- [Brief]: Using the listing below, copy every line that mentions "image".

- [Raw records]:

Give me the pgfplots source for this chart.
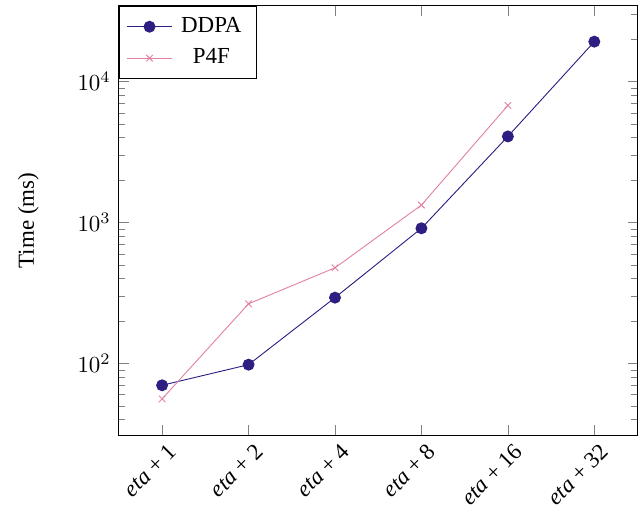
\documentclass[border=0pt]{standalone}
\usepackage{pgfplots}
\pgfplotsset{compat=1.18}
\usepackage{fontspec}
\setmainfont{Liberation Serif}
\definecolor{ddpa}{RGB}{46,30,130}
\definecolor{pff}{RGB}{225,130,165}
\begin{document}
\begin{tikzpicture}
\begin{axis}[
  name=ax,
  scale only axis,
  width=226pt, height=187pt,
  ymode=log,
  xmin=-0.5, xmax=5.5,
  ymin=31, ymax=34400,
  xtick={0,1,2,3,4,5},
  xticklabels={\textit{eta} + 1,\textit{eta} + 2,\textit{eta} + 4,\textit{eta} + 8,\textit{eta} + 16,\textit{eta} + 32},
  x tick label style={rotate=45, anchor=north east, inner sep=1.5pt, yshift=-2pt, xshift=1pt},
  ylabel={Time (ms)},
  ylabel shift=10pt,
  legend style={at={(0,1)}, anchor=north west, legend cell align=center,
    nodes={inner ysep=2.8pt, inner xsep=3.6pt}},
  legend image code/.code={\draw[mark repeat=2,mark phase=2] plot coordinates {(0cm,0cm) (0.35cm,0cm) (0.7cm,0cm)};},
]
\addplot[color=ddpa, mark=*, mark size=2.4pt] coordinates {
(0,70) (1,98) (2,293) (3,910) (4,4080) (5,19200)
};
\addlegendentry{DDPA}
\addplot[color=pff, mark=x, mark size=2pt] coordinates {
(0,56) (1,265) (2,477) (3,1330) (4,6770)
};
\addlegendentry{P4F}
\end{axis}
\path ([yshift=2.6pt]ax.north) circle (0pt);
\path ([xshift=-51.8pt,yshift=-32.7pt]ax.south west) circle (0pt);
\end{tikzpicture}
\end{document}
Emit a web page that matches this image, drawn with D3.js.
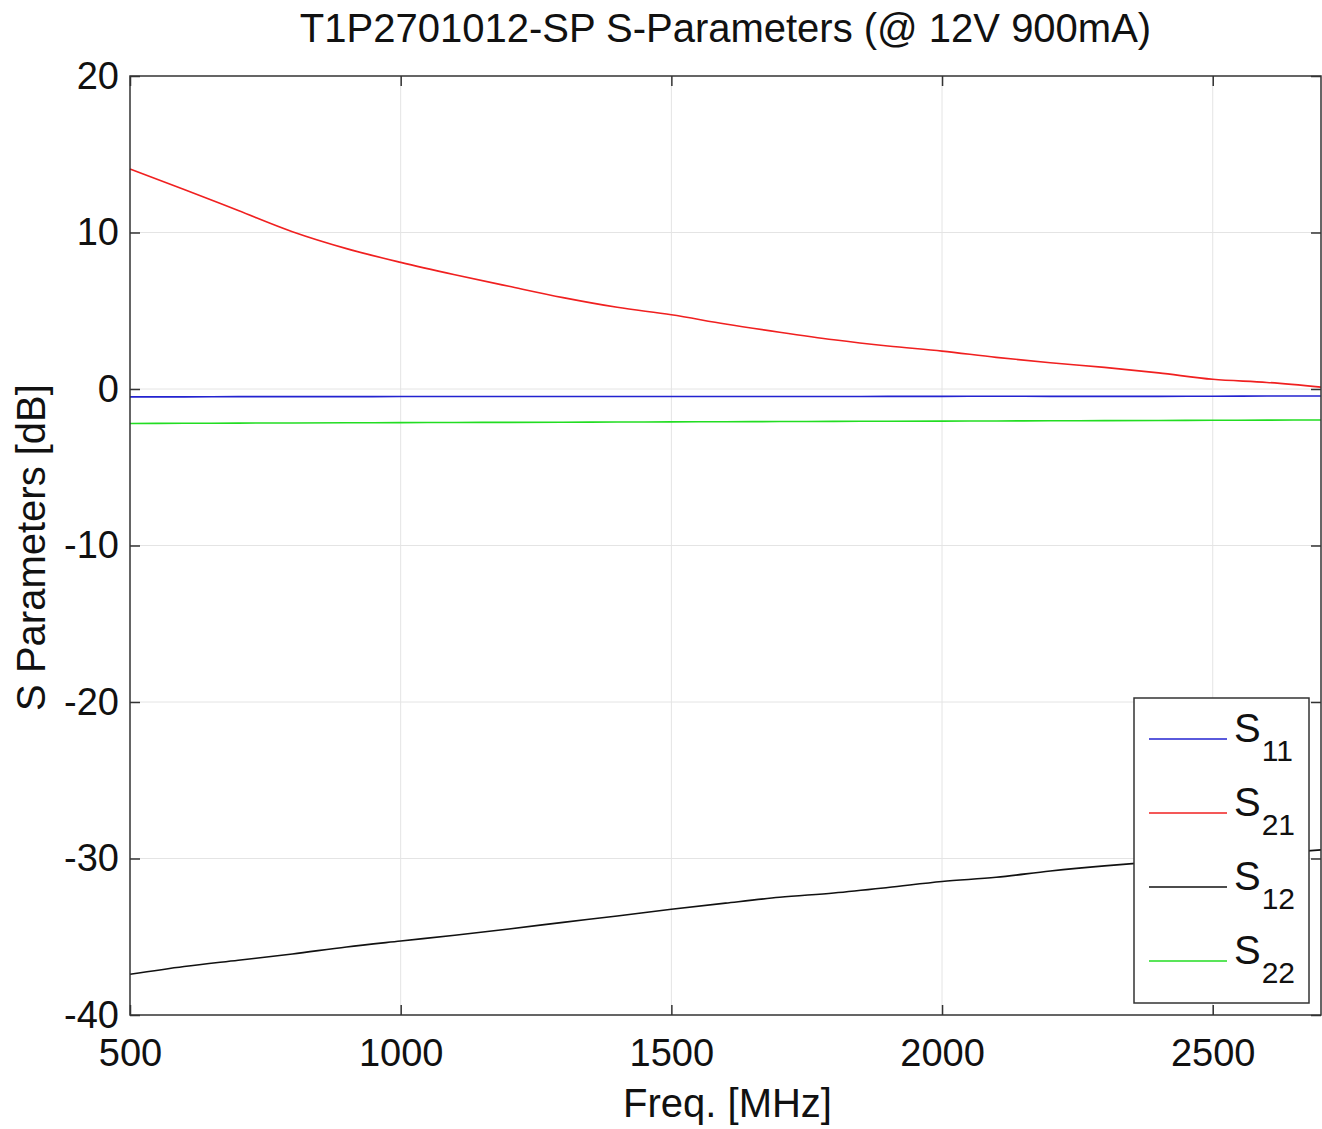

* * *

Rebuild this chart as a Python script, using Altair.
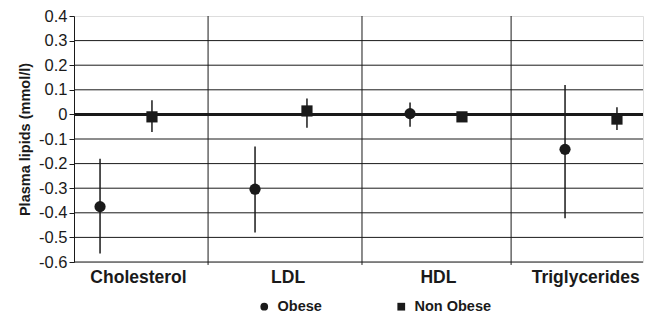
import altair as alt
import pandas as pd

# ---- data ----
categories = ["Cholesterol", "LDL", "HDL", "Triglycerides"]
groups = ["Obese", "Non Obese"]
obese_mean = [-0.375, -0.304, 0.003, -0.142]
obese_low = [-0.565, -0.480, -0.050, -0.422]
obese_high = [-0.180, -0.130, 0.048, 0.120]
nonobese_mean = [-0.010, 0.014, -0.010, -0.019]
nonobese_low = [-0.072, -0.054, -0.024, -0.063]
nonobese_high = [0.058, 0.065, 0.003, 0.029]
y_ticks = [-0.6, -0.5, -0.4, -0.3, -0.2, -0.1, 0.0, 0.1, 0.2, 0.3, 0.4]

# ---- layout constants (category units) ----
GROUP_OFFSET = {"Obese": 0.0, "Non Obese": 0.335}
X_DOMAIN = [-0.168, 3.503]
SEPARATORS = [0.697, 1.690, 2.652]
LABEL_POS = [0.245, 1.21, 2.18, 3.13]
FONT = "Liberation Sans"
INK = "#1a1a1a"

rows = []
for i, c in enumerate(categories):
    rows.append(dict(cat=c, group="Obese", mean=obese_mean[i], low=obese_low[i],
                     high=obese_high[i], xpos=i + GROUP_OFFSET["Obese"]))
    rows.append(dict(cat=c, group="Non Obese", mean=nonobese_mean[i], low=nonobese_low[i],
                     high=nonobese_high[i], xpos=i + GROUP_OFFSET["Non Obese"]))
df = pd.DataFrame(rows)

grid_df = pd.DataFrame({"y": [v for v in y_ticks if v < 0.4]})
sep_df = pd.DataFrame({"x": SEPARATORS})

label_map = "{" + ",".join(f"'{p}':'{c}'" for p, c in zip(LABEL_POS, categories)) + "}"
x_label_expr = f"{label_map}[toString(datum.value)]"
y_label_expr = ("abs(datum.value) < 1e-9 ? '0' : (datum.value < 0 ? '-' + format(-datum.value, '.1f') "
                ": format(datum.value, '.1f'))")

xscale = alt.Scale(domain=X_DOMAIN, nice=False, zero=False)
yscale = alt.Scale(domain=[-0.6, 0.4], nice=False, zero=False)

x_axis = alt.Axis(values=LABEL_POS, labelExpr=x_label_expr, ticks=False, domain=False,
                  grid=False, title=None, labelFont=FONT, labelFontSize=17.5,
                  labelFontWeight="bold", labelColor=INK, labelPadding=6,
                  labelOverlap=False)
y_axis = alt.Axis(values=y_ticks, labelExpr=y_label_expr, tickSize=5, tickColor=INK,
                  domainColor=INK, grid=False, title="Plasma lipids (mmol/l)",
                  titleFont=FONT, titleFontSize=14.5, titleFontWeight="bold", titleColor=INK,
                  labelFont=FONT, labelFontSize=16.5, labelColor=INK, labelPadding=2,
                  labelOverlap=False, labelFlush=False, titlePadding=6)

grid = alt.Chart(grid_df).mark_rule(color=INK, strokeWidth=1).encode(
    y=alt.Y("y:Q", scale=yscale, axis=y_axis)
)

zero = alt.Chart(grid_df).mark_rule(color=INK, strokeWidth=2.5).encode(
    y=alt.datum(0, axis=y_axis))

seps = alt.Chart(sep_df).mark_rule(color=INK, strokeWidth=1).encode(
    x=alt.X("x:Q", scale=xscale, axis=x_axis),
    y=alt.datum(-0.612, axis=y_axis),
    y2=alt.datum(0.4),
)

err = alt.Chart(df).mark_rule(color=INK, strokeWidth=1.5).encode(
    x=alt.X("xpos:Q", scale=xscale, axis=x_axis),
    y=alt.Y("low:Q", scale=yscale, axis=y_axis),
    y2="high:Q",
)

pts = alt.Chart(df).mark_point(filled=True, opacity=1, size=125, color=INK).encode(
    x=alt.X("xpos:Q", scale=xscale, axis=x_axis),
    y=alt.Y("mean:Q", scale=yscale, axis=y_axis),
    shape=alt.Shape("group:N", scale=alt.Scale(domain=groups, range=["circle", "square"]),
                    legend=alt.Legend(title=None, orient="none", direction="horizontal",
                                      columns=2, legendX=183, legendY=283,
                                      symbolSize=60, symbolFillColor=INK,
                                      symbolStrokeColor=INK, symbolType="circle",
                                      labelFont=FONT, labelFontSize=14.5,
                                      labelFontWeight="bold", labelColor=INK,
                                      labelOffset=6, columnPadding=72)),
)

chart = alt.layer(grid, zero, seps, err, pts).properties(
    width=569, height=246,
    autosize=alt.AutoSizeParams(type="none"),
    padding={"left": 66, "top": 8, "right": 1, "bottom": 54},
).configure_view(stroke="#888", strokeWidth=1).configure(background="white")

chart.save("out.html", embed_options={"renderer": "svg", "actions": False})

- [Solved exercise]:
  legend image code/.code={\draw[mark repeat=2,mark phase=2] plot coordinates {(0cm,0cm) (0.35cm,0cm) (0.7cm,0cm)};},
Emit a web page that matches this image, drawn with D3.js.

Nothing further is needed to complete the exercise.